Migraine headaches are a very serious problem, and a lot more common than you’d think. According to the Migraine Research Foundation, they’re the world’s 3rd most prevalent ailment, one that affects roughly 25% of American households. It’s estimated that 12% of the U.S. population suffers from migraine headaches, with women suffering three times more than men. Someone goes to the ER every 10 seconds for head pain, and roughly 1.2 million hospital visits per year are attributed to acute migraines.
The problem with migraine headaches is that doctors aren’t quite certain what causes them in the first place. It’s understood that genetics, environmental factors, stress, and neurochemical imbalances all contribute to migraine headaches, but the underlying cause behind them is unknown.
Did you know that the food you eat can play a role in triggering a migraine attack? According to a 2016 study, there are a few simple, commonplace foods that may be the culprit behind your latest migraine.
A team of researchers from the University of Cincinnati (UC) College of Medicine’s Department of Internal Medicine compiled information from over 180 research studies into migraine headaches, and the role diet plays in triggering them. The information was published in Headache: The Journal of Head and Face Pain, and explains a few of the dietary habits that are causing migraines.

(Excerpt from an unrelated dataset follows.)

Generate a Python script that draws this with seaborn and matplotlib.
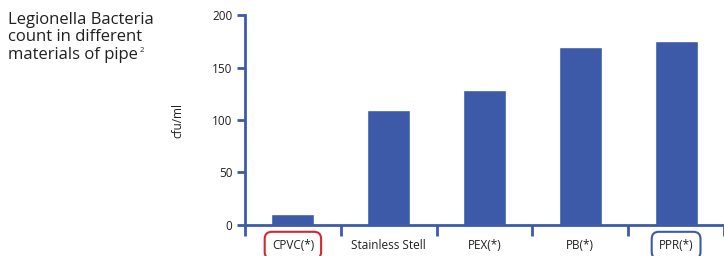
import numpy as np
import pandas as pd
import matplotlib
matplotlib.use('Agg')
import matplotlib.pyplot as plt
import seaborn as sns

sns.set_style(style='white')
plt.rcParams['font.family'] = ['Open Sans', 'DejaVu Sans']

materials = ['CPVC(*)', 'Stainless Stell', 'PEX(*)', 'PB(*)', 'PPR(*)']
counts = [10, 110, 129, 170, 175]
y_ticks = [0, 50, 100, 150, 200]
title_lines = ['Legionella Bacteria', 'count in different', 'materials of pipe']

blue = '#3d5aa8'
red = '#d7262e'
ink = '#231f20'

df = pd.DataFrame({'material': materials, 'cfu': counts})

fig = plt.figure(figsize=(7.24, 2.56), dpi=100)
ax = fig.add_axes([0.3384, 0.1211, 0.6616, 0.8203])

sns.barplot(data=df, x='material', y='cfu', color=blue, saturation=1,
            width=0.45, ax=ax, order=materials)

ax.set_xlim(-0.5, 4.45)
ax.set_ylim(0, 200)
ax.set_yticks(y_ticks)
ax.set_xlabel(None)
ax.set_ylabel('cfu/ml', fontsize=8.5, color=ink, labelpad=20)

for side in ['top', 'right']:
    ax.spines[side].set_visible(False)
for side in ['left', 'bottom']:
    ax.spines[side].set_color(blue)
    ax.spines[side].set_linewidth(2)

ax.tick_params(axis='y', which='major', direction='out', length=6, width=2,
               color=blue, labelsize=8.5, labelcolor=ink, pad=3, left=True)
ax.tick_params(axis='x', which='major', length=0, labelsize=8.5,
               labelcolor=ink, pad=10)
ax.set_xticks(np.arange(-0.5, 5, 1), minor=True)
ax.tick_params(axis='x', which='minor', direction='out', length=8, width=2,
               color=blue, bottom=True)

labels = ax.get_xticklabels()
labels[0].set_bbox(dict(boxstyle='round,pad=0.6,rounding_size=0.6', fc='none', ec=red, lw=1.5))
labels[4].set_bbox(dict(boxstyle='round,pad=0.6,rounding_size=0.6', fc='none', ec=blue, lw=1.5))

# title block, one text per line so the superscript can sit after the last one
line_h = 17.5 / 256
last = None
for i, line in enumerate(title_lines):
    last = fig.text(0.011, 0.955 - i * line_h, line, fontsize=12, color=ink,
                    va='top', ha='left')
fig.canvas.draw()
bb = last.get_window_extent().transformed(fig.transFigure.inverted())
fig.text(bb.x1 + 0.002, bb.y1 - 0.03, '2', fontsize=5.5, color=ink,
         va='bottom', ha='left')

plt.savefig('out.png', dpi=100)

Caffeine withdrawal, not consumption, is among the most common migraine triggers. Excessive amounts of caffeine (more than 400 mg per day) is also a contributor to migraines. The flavor enhancer MSG, found in so many artificial foods, can bring on migraines. The MSG in soups is particularly potent.
The nitrites found in processed meats can also increase the risk of migraines. According to the data gathered, 5% of migraine sufferers had an increased chance of headaches on the days they ate nitrite-rich foods like ham, bacon, lunch meat, and sausage. Alcohol like vodka and red wine have a high histamine content, which increases the risk of a migraine attack. Celiacs are more likely to suffer migraines when consuming gluten.
However, the study also gives hope for diets that will reduce headaches. Diets rich in Omega-3 fatty acids (and low in Omega-6 fatty acids) can lower migraine risk. Both low-carb and low-fat diets can prevent migraines. As a bonus, they also improve your health, promote weight loss, reduce cardiovascular disease, and improve insulin sensitivity.
To be healthy and reduce the risk of migraines, it’s time to make a few changes to your diet. 1) Cut back on caffeine, alcohol, nitrites, and MSG. If you’re a celiac, avoid gluten. 2) Eat more Omega-3 fatty acids, and try a low-carb diet (low-fat diets can lead to weight gain and insulin problems). Just these small changes may make all the difference in your risk of migraine attacks.
1. Vincent T. Martin, Brinder Vij. “Diet and Headache: Part 1. Headache“,The Journal of Head and Face Pain, 2016; 56 (9): 1543 DOI: 10.1111/head.12953.